Recently, I got together with a group of 20 cosplayers and we each bought a copy of Fashionpedia when they launched their Kickstarter back in March 2016.
I was really excited to get a copy since I am a big fan of another book they created - The Fashionary - which has fine outlines of figures, so you can draw consistent designs over top. They even have variations for men and shoes. I just did my first read through the Fashionpedia and here are my impressions .
Note on Images: All subsequent photos are from Fashionary's website so that I don't post anything beyond what they are willing to share because copyrights are a thing.
What is the Fashionpedia?
"A visual fashion dictionary covering all the technical terms from style to material to production with illustrations and infographics."
The Fashionpedia is heavy on showing rather than telling which is refreshing because clothing and fabric are very focused on appearance and can be very nuanced. The goal of the book is for fashion students and professionals to have an easy go-to resource where they can quickly access information related to fashion. Even though it is targeted to those in the fashion industry, it can have many uses for a cosplayer.
Look and Feel
The cloth bound book with a bound bookmark is a about 1.5 pounds and has a clever cover that looks like a clothing tag. The thick pages can sometimes stick together, which won't be a problem after a little use. The colour scheme- black, grey, and gold - used for text and graphics is aesthetically nice but can be a little difficult to read depending on the lighting. The layout and design of the content are clean and crisp.
In first four chapters - History & Style, Apparel, Details, Accessories - use illustrations to show the difference in fashion over time and the nuanced difference between the styles of modern garments. Occasionally, it will single out a garment for a little history. It is basic information and good for reference, however, it is highly western focused. The fashion history section is almost exclusively European and North American fashion with the rare reference to styles from other regions. As cosplayer, these chapters are useful for picking up the right terminology for garments and construction. For example, in the detail section about sleeves you can see all the different silhouettes and shapes, and knowing the right term can help you narrow down your search for a tutorial, pattern, or seller to make or buy it.
Where the book shines bright for me are the later chapters: Textile, Manufacturing, Body & Beauty, and Measurement & Care. It is filled with diagrams and flow charts (I like flowcharts <3) for almost everything fashion related which can help you make the right choices such as the different types of dye, sources of textiles, types of leather, and even makeup tips. There is also a nice balance of text to imagery as compared to the earlier chapters where you may be doing some guesswork to spot the the difference between two styles. The textile section specifically has images to illustrate the different types or fabric and patterns paired with text descriptions to detail its attributes.
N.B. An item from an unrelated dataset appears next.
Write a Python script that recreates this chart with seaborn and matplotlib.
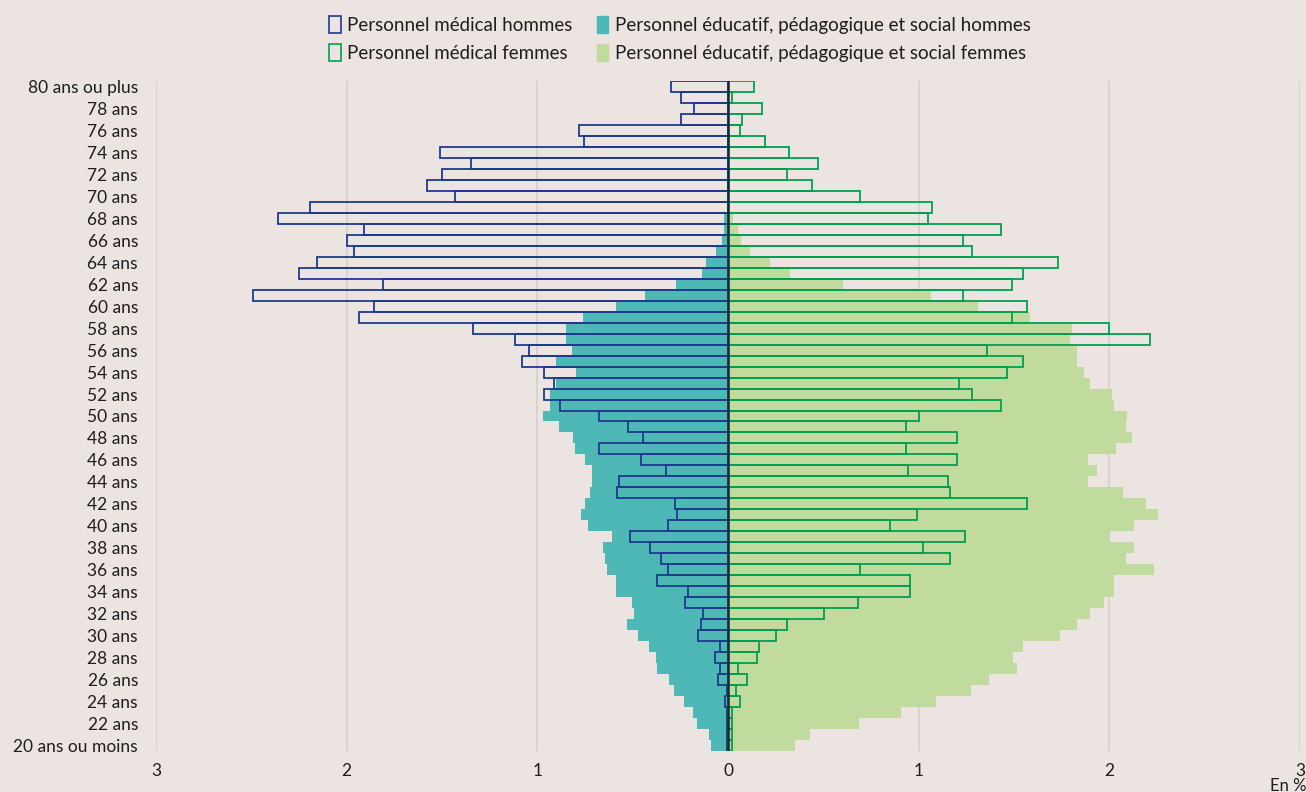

My favourite section is the flowchart for choosing fabric for your project and getting a suitable lining and interfacing to match. Another standout was the section on the many ways to finish seams. I never knew there were so many possibilities and I can't wait to try some out. What was notable was that I learned quite a few new things that I will apply to future work and I that I will continue to reference the book especially if I am using new techniques or fabric.
I would recommend the Fashionpedia for cosplayers and costumers that are invested in the construction aspect of costumes and the craft of garment-making as a whole. It is very handy for getting the right terminology when searching for materials or patterns. Knowing the right terms can save a lot of time and effort when shopping in a store or online. However, if you are looking for a worldly encyclopedia this is not the book for you. I really hope they will release more editions to address the gaps in coverage for non-western countries in South America, Africa, & Asia. I would also be ecstatic to see more detailed breakdowns of historical garments, but that's just my costuming bias speaking. If they decide to take on these projects I will gladly back another Kickstarter since I'm very fond of my Fashionpedia.
The book cost about $50USD (I got my copy at a bulk discount of $40USD through Kickstarter) and can be ordered on the Fashionary website, however, they are currently on backorder.
Did you get a Fashionpedia and what do you think?